#### TO DO:
Extract each line of the data and write it out again exactly.

#### PROVIDED DATA:
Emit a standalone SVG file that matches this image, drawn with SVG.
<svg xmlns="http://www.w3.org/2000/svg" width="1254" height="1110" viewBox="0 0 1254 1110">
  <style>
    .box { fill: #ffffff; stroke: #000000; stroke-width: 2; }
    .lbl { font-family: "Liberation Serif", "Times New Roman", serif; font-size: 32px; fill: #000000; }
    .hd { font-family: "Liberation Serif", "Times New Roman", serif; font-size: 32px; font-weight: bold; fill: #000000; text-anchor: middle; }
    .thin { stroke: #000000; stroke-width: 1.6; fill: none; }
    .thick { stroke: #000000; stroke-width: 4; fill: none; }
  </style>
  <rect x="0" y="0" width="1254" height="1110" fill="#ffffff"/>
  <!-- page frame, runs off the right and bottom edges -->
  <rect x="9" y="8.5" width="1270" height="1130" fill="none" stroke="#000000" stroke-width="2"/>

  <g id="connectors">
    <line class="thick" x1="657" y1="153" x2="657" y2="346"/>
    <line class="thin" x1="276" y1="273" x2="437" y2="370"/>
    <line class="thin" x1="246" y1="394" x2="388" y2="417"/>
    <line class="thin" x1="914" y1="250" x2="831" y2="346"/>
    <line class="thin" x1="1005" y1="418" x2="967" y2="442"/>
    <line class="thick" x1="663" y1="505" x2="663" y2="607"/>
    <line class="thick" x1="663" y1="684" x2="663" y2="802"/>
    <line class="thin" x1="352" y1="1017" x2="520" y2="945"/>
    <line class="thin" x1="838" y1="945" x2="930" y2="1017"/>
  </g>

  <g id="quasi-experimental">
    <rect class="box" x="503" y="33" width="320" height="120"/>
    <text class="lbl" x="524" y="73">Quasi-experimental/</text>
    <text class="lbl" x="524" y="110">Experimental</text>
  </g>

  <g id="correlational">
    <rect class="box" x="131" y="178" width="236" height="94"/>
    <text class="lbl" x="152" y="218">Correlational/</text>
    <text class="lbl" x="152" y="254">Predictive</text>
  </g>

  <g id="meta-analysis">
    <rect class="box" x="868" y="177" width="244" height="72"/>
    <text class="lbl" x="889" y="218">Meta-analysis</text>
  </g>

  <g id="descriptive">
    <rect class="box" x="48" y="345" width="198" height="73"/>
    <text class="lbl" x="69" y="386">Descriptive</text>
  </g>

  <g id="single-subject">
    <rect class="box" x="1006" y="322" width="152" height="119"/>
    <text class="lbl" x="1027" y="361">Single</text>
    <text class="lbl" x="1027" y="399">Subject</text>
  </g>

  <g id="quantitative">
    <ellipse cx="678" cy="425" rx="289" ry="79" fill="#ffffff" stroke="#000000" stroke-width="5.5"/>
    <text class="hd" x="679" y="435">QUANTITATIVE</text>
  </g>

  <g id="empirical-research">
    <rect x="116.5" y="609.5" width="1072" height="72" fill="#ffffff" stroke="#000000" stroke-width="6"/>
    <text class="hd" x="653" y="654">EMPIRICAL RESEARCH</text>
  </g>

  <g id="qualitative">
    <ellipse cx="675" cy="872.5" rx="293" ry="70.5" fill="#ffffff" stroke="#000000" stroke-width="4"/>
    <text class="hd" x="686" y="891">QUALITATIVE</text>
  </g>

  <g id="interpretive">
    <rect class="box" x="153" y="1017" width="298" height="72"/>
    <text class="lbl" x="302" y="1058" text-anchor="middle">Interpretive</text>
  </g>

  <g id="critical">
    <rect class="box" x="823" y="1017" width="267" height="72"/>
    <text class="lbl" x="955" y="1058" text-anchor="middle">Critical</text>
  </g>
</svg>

#### EXERCISE RESULT:
Emit a standalone SVG file that matches this image, drawn with SVG.
<svg xmlns="http://www.w3.org/2000/svg" width="1254" height="1110" viewBox="0 0 1254 1110">
  <style>
    .box { fill: #ffffff; stroke: #000000; stroke-width: 2; }
    .lbl { font-family: "Liberation Serif", "Times New Roman", serif; font-size: 32px; fill: #000000; }
    .hd { font-family: "Liberation Serif", "Times New Roman", serif; font-size: 32px; font-weight: bold; fill: #000000; text-anchor: middle; }
    .thin { stroke: #000000; stroke-width: 1.6; fill: none; }
    .thick { stroke: #000000; stroke-width: 4; fill: none; }
  </style>
  <rect x="0" y="0" width="1254" height="1110" fill="#ffffff"/>
  <!-- page frame, runs off the right and bottom edges -->
  <rect x="9" y="8.5" width="1270" height="1130" fill="none" stroke="#000000" stroke-width="2"/>

  <g id="connectors">
    <line class="thick" x1="657" y1="153" x2="657" y2="346"/>
    <line class="thin" x1="276" y1="273" x2="437" y2="370"/>
    <line class="thin" x1="246" y1="394" x2="388" y2="417"/>
    <line class="thin" x1="914" y1="250" x2="831" y2="346"/>
    <line class="thin" x1="1005" y1="418" x2="967" y2="442"/>
    <line class="thick" x1="663" y1="505" x2="663" y2="607"/>
    <line class="thick" x1="663" y1="684" x2="663" y2="802"/>
    <line class="thin" x1="352" y1="1017" x2="520" y2="945"/>
    <line class="thin" x1="838" y1="945" x2="930" y2="1017"/>
  </g>

  <g id="quasi-experimental">
    <rect class="box" x="503" y="33" width="320" height="120"/>
    <text class="lbl" x="524" y="73">Quasi-experimental/</text>
    <text class="lbl" x="524" y="110">Experimental</text>
  </g>

  <g id="correlational">
    <rect class="box" x="131" y="178" width="236" height="94"/>
    <text class="lbl" x="152" y="218">Correlational/</text>
    <text class="lbl" x="152" y="254">Predictive</text>
  </g>

  <g id="meta-analysis">
    <rect class="box" x="868" y="177" width="244" height="72"/>
    <text class="lbl" x="889" y="218">Meta-analysis</text>
  </g>

  <g id="descriptive">
    <rect class="box" x="48" y="345" width="198" height="73"/>
    <text class="lbl" x="69" y="386">Descriptive</text>
  </g>

  <g id="single-subject">
    <rect class="box" x="1006" y="322" width="152" height="119"/>
    <text class="lbl" x="1027" y="361">Single</text>
    <text class="lbl" x="1027" y="399">Subject</text>
  </g>

  <g id="quantitative">
    <ellipse cx="678" cy="425" rx="289" ry="79" fill="#ffffff" stroke="#000000" stroke-width="5.5"/>
    <text class="hd" x="679" y="435">QUANTITATIVE</text>
  </g>

  <g id="empirical-research">
    <rect x="116.5" y="609.5" width="1072" height="72" fill="#ffffff" stroke="#000000" stroke-width="6"/>
    <text class="hd" x="653" y="654">EMPIRICAL RESEARCH</text>
  </g>

  <g id="qualitative">
    <ellipse cx="675" cy="872.5" rx="293" ry="70.5" fill="#ffffff" stroke="#000000" stroke-width="4"/>
    <text class="hd" x="686" y="891">QUALITATIVE</text>
  </g>

  <g id="interpretive">
    <rect class="box" x="153" y="1017" width="298" height="72"/>
    <text class="lbl" x="302" y="1058" text-anchor="middle">Interpretive</text>
  </g>

  <g id="critical">
    <rect class="box" x="823" y="1017" width="267" height="72"/>
    <text class="lbl" x="955" y="1058" text-anchor="middle">Critical</text>
  </g>
</svg>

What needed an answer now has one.